Even Fed Chairman Bernanke's strong suggestion of an interest-rate cut failed to keep markets from plummeting.
WASHINGTON -- The promise of lower interest rates and new federal efforts to stem the financial crisis failed to dispel the fear gripping Wall Street on Tuesday.
Stocks sank within minutes of the session's opening and the selling intensified during the afternoon, even after Federal Reserve Chairman Ben Bernanke all but pledged to cut interest rates by the end of the month.
The Dow Jones industrial average plunged 508 points, or 5.1 percent, extending a months-long slide that has erased one-third of its value in a year. In the last five trading days, the Dow has lost 1,400 points.
With the flow of credit still tight, investors have fixated on the threat of a serious recession despite increasingly urgent attempts by policymakers to buttress the markets. Deepening problems in the European banking industry have compounded fears of a worldwide downturn.
"The Fed is just plugging holes in the dam and the water keeps rushing over," said Michael Darda, chief economist at the research firm MKM Partners.
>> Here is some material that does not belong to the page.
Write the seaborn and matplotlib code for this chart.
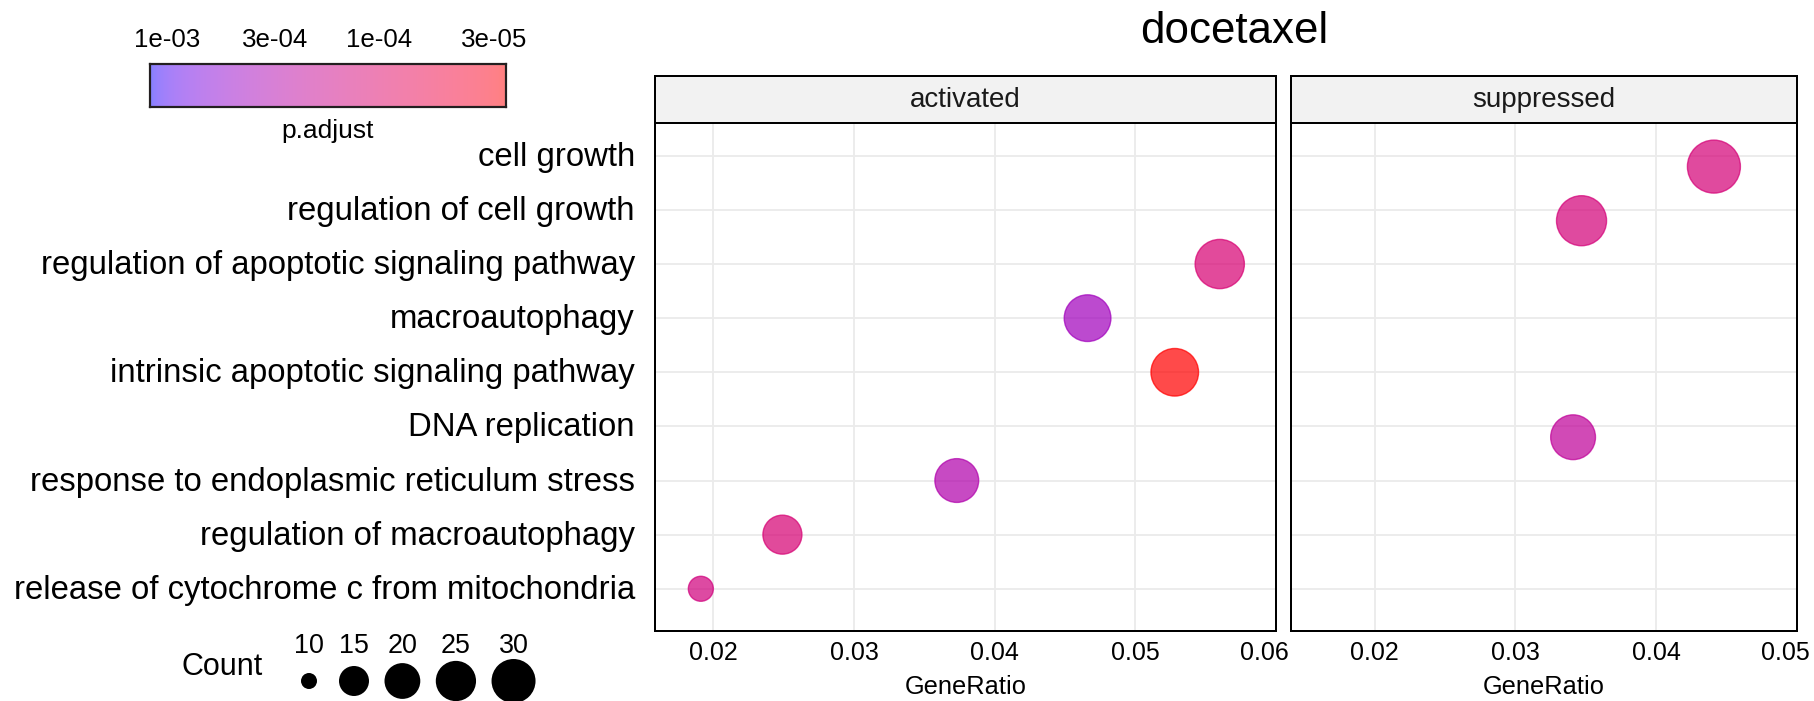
import numpy as np
import pandas as pd
import matplotlib
matplotlib.use("Agg")
import matplotlib.pyplot as plt
import matplotlib.transforms as mtransforms
import seaborn as sns
from matplotlib.colors import LogNorm, ListedColormap
from matplotlib.ticker import FixedLocator, NullLocator, FixedFormatter

# ---------------- data ----------------
terms = [
    "cell growth",
    "regulation of cell growth",
    "regulation of apoptotic signaling pathway",
    "macroautophagy",
    "intrinsic apoptotic signaling pathway",
    "DNA replication",
    "response to endoplasmic reticulum stress",
    "regulation of macroautophagy",
    "release of cytochrome c from mitochondria",
]

act_terms = [
    "regulation of apoptotic signaling pathway",
    "macroautophagy",
    "intrinsic apoptotic signaling pathway",
    "response to endoplasmic reticulum stress",
    "regulation of macroautophagy",
    "release of cytochrome c from mitochondria",
]
act_ratio = [0.0560, 0.0466, 0.0528, 0.0373, 0.0249, 0.0191]
act_count = [25, 22, 23, 19, 15, 10]
act_padj = [1.18e-4, 3.9e-4, 2.65e-5, 3.0e-4, 1.2e-4, 1.43e-4]

sup_terms = ["cell growth", "regulation of cell growth", "DNA replication"]
sup_ratio = [0.0441, 0.0347, 0.0341]
sup_count = [30, 26, 20]
sup_padj = [1.28e-4, 1.3e-4, 2.23e-4]

panels = ["activated", "suppressed"]
x_ticks = [0.02, 0.03, 0.04, 0.05, 0.06]
count_breaks = [10, 15, 20, 25, 30]
padj_ticks = [1e-3, 3e-4, 1e-4, 3e-5]
padj_tick_labels = ["1e-03", "3e-04", "1e-04", "3e-05"]
padj_limits = (2.65e-5, 1.11e-3)
title = "docetaxel"

# ---------------- style ----------------
sns.set_style("white")
plt.rcParams["font.family"] = ["Liberation Sans", "DejaVu Sans"]

W, H = 1815, 701
DPI = 100
PX = 72.0 / DPI  # points per pixel

# ---- Lab interpolated red -> blue gradient (like ggplot) ----
WHITE = np.array([0.95047, 1.0, 1.08883])
M = np.array([[0.4124564, 0.3575761, 0.1804375],
              [0.2126729, 0.7151522, 0.0721750],
              [0.0193339, 0.1191920, 0.9503041]])
Minv = np.linalg.inv(M)


def srgb_to_lab(c):
    c = np.asarray(c, float)
    lin = np.where(c <= 0.04045, c / 12.92, ((c + 0.055) / 1.055) ** 2.4)
    xyz = M @ lin / WHITE
    d = 6 / 29
    f = np.where(xyz > d ** 3, np.cbrt(xyz), xyz / (3 * d ** 2) + 4 / 29)
    return np.array([116 * f[1] - 16, 500 * (f[0] - f[1]), 200 * (f[1] - f[2])])


def lab_to_srgb(lab):
    L, a, b = lab
    fy_ = (L + 16) / 116
    f = np.array([fy_ + a / 500, fy_, fy_ - b / 200])
    d = 6 / 29
    xyz = np.where(f > d, f ** 3, 3 * d ** 2 * (f - 4 / 29)) * WHITE
    lin = np.clip(Minv @ xyz, 0, 1)
    return np.where(lin <= 0.0031308, 12.92 * lin, 1.055 * lin ** (1 / 2.4) - 0.055)


lab_red = srgb_to_lab([1, 0, 0])
lab_blue = srgb_to_lab([0, 0, 1])
grad = np.array([lab_to_srgb(lab_red * (1 - t) + lab_blue * t)
                 for t in np.linspace(0, 1, 256)])
grad = np.clip(grad, 0, 1)
cmap_pts = ListedColormap(grad)
cmap_bar = ListedColormap(0.5 * grad + 0.5)
norm = LogNorm(vmin=padj_limits[0], vmax=padj_limits[1])


# size mapping (pixel diameter -> scatter area in pt^2)
def count_to_area(c):
    d = 25.0 + 6.26 * np.sqrt(max(c - 10, 0))
    return (d * PX) ** 2


all_counts = sorted(set(act_count + sup_count))
size_map = {c: count_to_area(c) for c in all_counts}

df_act = pd.DataFrame({"Description": act_terms, "GeneRatio": act_ratio,
                       "Count": act_count, "p.adjust": act_padj})
df_sup = pd.DataFrame({"Description": sup_terms, "GeneRatio": sup_ratio,
                       "Count": sup_count, "p.adjust": sup_padj})
df_act["y"] = [terms.index(t) for t in df_act["Description"]]
df_sup["y"] = [terms.index(t) + 0.2 for t in df_sup["Description"]]

fig = plt.figure(figsize=(W / DPI, H / DPI), dpi=DPI)


def fx(px):
    return px / W


def fy(py):
    return 1 - py / H


def shift(artist, dx_px, dy_px=0.0):
    artist.set_transform(artist.get_transform() +
                         mtransforms.Affine2D().translate(dx_px, dy_px))


panel_top, panel_bot = 123.3, 631.0
strip_top = 76.0
boxes = {"activated": (655, 1276, 0.01584, 0.0600, df_act),
         "suppressed": (1291, 1797, 0.01407, 0.04996, df_sup)}

for name in panels:
    x0, x1, lo, hi, df = boxes[name]
    ax = fig.add_axes([fx(x0), fy(panel_bot), fx(x1 - x0), (panel_bot - panel_top) / H])
    sns.scatterplot(data=df, x="GeneRatio", y="y", hue="p.adjust", hue_norm=norm,
                    palette=cmap_pts, size="Count", sizes=size_map, alpha=0.71,
                    edgecolor="face", linewidth=1.0, legend=False, ax=ax, zorder=3)
    ax.set_xlim(lo, hi)
    ax.set_ylim(8.78, -0.6)
    ticks = [t for t in x_ticks if lo <= t <= hi + 1e-4]
    ax.set_xticks(ticks)
    ax.set_xticklabels([f"{t:.2f}" for t in ticks])
    ax.set_yticks(range(len(terms)))
    if name == "activated":
        ax.set_yticklabels(terms)
    else:
        ax.set_yticklabels([])
    ax.tick_params(axis="y", length=0, pad=20 * PX, labelsize=23.7, labelcolor="black")
    ax.tick_params(axis="x", length=0, pad=7.4, labelsize=18, labelcolor="black")
    for lab in ax.get_yticklabels():
        shift(lab, 0, 2.0)
    # last tick label sits slightly inside the panel edge as in the reference
    xl = ax.get_xticklabels()
    if ticks and abs(ticks[-1] - hi) < 1e-3:
        shift(xl[-1], -12.0)
    ax.grid(True, color="#EBEBEB", linewidth=1.3)
    ax.set_axisbelow(True)
    for s in ax.spines.values():
        s.set_linewidth(2 * PX)
        s.set_color("black")
    ax.set_ylabel("")
    ax.set_xlabel("GeneRatio", fontsize=18.3, color="black")
    ax.xaxis.set_label_coords(0.5, -44.0 / (panel_bot - panel_top))
    ax.xaxis.label.set_va("top")

    # strip
    sax = fig.add_axes([fx(x0), fy(panel_top), fx(x1 - x0), (panel_top - strip_top) / H])
    sax.set_facecolor("#F2F2F2")
    sax.set_xticks([])
    sax.set_yticks([])
    for s in sax.spines.values():
        s.set_linewidth(2 * PX)
        s.set_color("black")
    sax.text(0.5, 0.5, name, ha="center", va="center", fontsize=20,
             color="#1A1A1A", transform=sax.transAxes)

# title
fig.text(fx(1234), fy(43), title, ha="center", va="baseline", fontsize=31.6, color="black")

# ---------------- colour bar legend ----------------
cax = fig.add_axes([fx(150), fy(107.3), fx(356), 43.3 / H])
cax.set_xscale("log")
edges = np.logspace(np.log10(padj_limits[0]), np.log10(padj_limits[1]), 257)
centers = np.sqrt(edges[:-1] * edges[1:])
cax.pcolormesh(edges, [0, 1], centers[None, :], cmap=cmap_bar, norm=norm, shading="flat")
cax.set_xlim(padj_limits[1], padj_limits[0])
cax.set_ylim(0, 1)
cax.xaxis.set_major_locator(FixedLocator(padj_ticks))
cax.xaxis.set_major_formatter(FixedFormatter(padj_tick_labels))
cax.xaxis.set_minor_locator(NullLocator())
cax.set_yticks([])
cax.tick_params(axis="x", which="major", direction="in", length=6.5 * PX, width=2 * PX,
                color="#1A1A1A", top=True, bottom=True, labeltop=True, labelbottom=False,
                labelsize=18.6, pad=8.5, labelcolor="black")
for s in cax.spines.values():
    s.set_linewidth(2.2 * PX)
    s.set_color("#231F20")
fig.canvas.draw()
cl = cax.xaxis.get_majorticklabels()
shift(cl[0], 7.0)
fig.text(fx(328), fy(138), "p.adjust", ha="center", va="baseline", fontsize=19, color="black")

# ---------------- size legend ----------------
ov = fig.add_axes([0, 0, 1, 1], zorder=10)
ov.set_xlim(0, W)
ov.set_ylim(H, 0)
ov.axis("off")
ov.patch.set_alpha(0)

leg_d = [16.0 + 6.26 * np.sqrt(c - 10) for c in count_breaks]
key_w = [max(d, 29.0) for d in leg_d]
cx = [309.0]
for i in range(1, len(count_breaks)):
    cx.append(cx[-1] + (key_w[i - 1] + key_w[i]) / 2 + 15.5)
ov.scatter(cx, [681] * len(cx), s=[(d * PX) ** 2 for d in leg_d], color="black",
           linewidths=0)
for x, c in zip(cx, count_breaks):
    ov.text(x, 652.7, str(c), ha="center", va="baseline", fontsize=19.4, color="black")
ov.text(222.5, 675, "Count", ha="center", va="baseline", fontsize=22, color="black")

fig.savefig("out.png", dpi=DPI)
In a somber speech, Bernanke acknowledged that the financial turmoil of the past several weeks had forced the Fed to downgrade its already gloomy economic forecast for the remainder of this year and reconsider holding its benchmark rate steady.
"Overall, the combination of the incoming data and recent financial developments suggests that the outlook for economic growth has worsened and that the downside risks to growth have increased," Bernanke told members of the National Association for Business Economics.
"In light of these developments, the Federal Reserve will need to consider whether the current stance of policy remains appropriate," he added. It was his strongest indication yet that the Fed will cut rates.
Fed policymakers are scheduled to meet Oct. 28 and 29, and investors had already been betting that the central bank would reduce the overnight federal funds rate by as much as a 0.5 percent, to 1.5 percent. Many analysts predict the Fed may act sooner.
In its latest tactic, the Fed announced on Tuesday morning a new program to buy up parts of the short-term financing market to unlock the flow of credit to businesses. The move marked the latest and potentially biggest in a series of unprecedented Fed efforts to combat the worst meltdown that financial markets in the United States since the Great Depression.
"These are momentous steps," Bernanke said, "but they are being taken to address a problem of historic dimensions." He said the outlook for inflation had "improved somewhat" and made it clear that worries about a recession had now trumped worries about rising prices.
While he noted that energy and commodity prices, a significant burden on American consumers, had declined from their recent peaks, he painted a bleak picture of an economy stalling on multiple fronts.
Bernanke made it clear that the latest round of market turmoil would depress growth for the rest of the year. He said he hoped for a gradual recovery in 2009.
"You are getting all the things that you would think the equity markets would respond very favorably to," Steve Sachs, director of trading at Rydex Investments, said. "But at this point it just doesn't seem to be doing it. It's the attitude of 'sell' -- regardless of what the news is."
Although investors fled stocks, there were signs that the Fed's latest plan did have a positive impact on the troubles in the credit market. The cost to borrow commercial paper overnight fell significantly, and yields on Treasury bills rose, a sign that investors were more willing to leave the safety of government notes.
But the Dow, which had lumbered downward from early in the session, accelerated its losses in the final hour and ended down 508.39 points, breaking below the 9,500 mark to close at 9,447.11. The broader Standard & Poor's 500-stock index fell by 5.7 percent, ending below 1,000 for the first time in five years. Shares of banks and financial firms shouldered the biggest losses by far, with Bank of America, Merrill Lynch and Morgan Stanley all losing about 25 percent.
The Nasdaq composite index fell 108.08, or 5.80 percent, to 1,754.88.
Fears about the health of the banking industry were stoked by a disappointing earnings report from Bank of America, which had been perceived as one of the few winners in the current crisis. The bank slashed its dividend on Monday and reported a sharp fall in profits.
Late in the afternoon, rumors flew across trading desks that a financing deal between Morgan Stanley and a Japanese bank had fallen through. Shares of Morgan fell more than 30 percent before officials at the bank reassured investors that the deal was, in fact, still on track.
In a sign of how the credit crisis is affecting ordinary Americans, the amount of credit provided to consumers in August dropped for the first time since 1998. Consumer credit declined by $7.9 billion, the biggest monthly drop in more than half a century, according to the Fed.
"Nobody trusts anybody right now," said Ryan Detrick, an analyst at Schaeffer's Investment Research.